A slightly-related suggestion: if a remote doesn't support checksums, and the user has supplied the --checksum flag, the fallback should be to the default of modtime and size, not just size. My rationale: if a user has requested a higher degree of accuracy than the default, it seems odd to give them a lower one instead. The name --checksum implies that it's more about the "I care about the integrity of this data" part, and less about the "I don't want to check modtimes" part. (There's already a --size-only flag for exactly that.)

Similarly, perhaps rclone check should fall back to rclone cryptcheck for crypt remotes, instead of rclone check --size-only.

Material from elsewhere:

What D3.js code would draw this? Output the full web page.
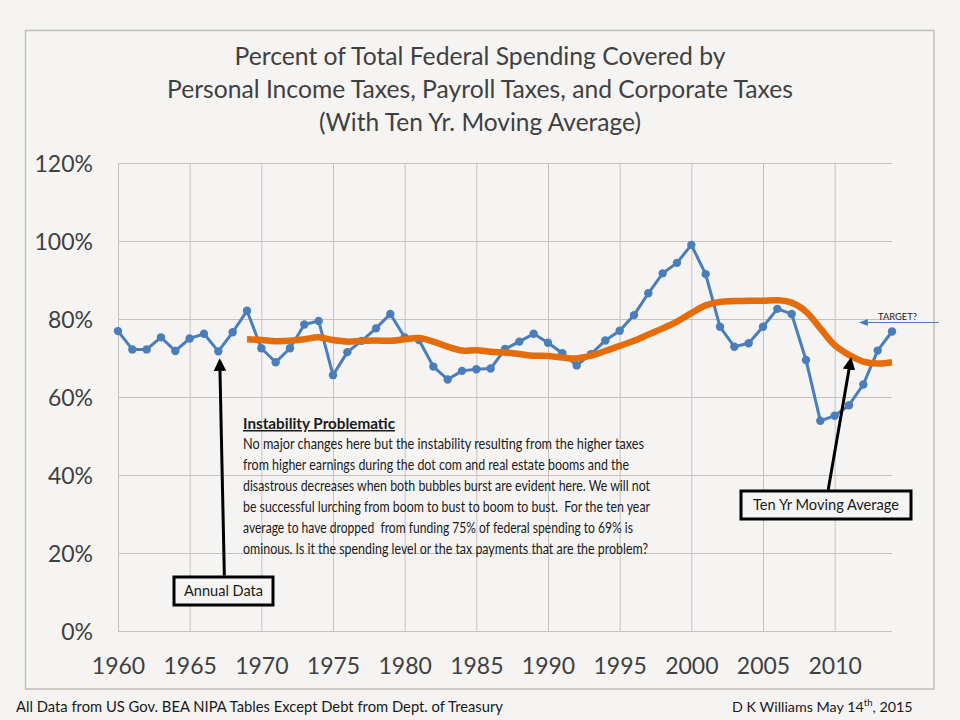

Just my two cents! (I realize it would be a breaking change, and that this thread is more about checking for corruption post-transfer than comparing files pre-transfer.)

dia3olik · September 18, 2023, 10:51pm

Nice idea @nielash !

But probably the best approach would be for rclone to just stop and exit issuing an error if the --checksum option is used but not supported by remotes, no?

nielash · September 18, 2023, 11:21pm

I'm not sure if I'd go that far... there is something nice about being able to just append -c to every command in the hopes of a "best available" option, without having to think each time about whether the backend supports it. (Similarly, I usually also include -M, even though very few backends support metadata.)

A "best available" mode also makes it easier to script automations and reuse the same commands across different remotes, some of which may support hashes and some not. You might otherwise need to script an additional call to rclone backend features first and try to parse the output -- possible, but a lot of effort for the casual user.

system · November 17, 2023, 11:22pm

This topic was automatically closed 60 days after the last reply. New replies are no longer allowed.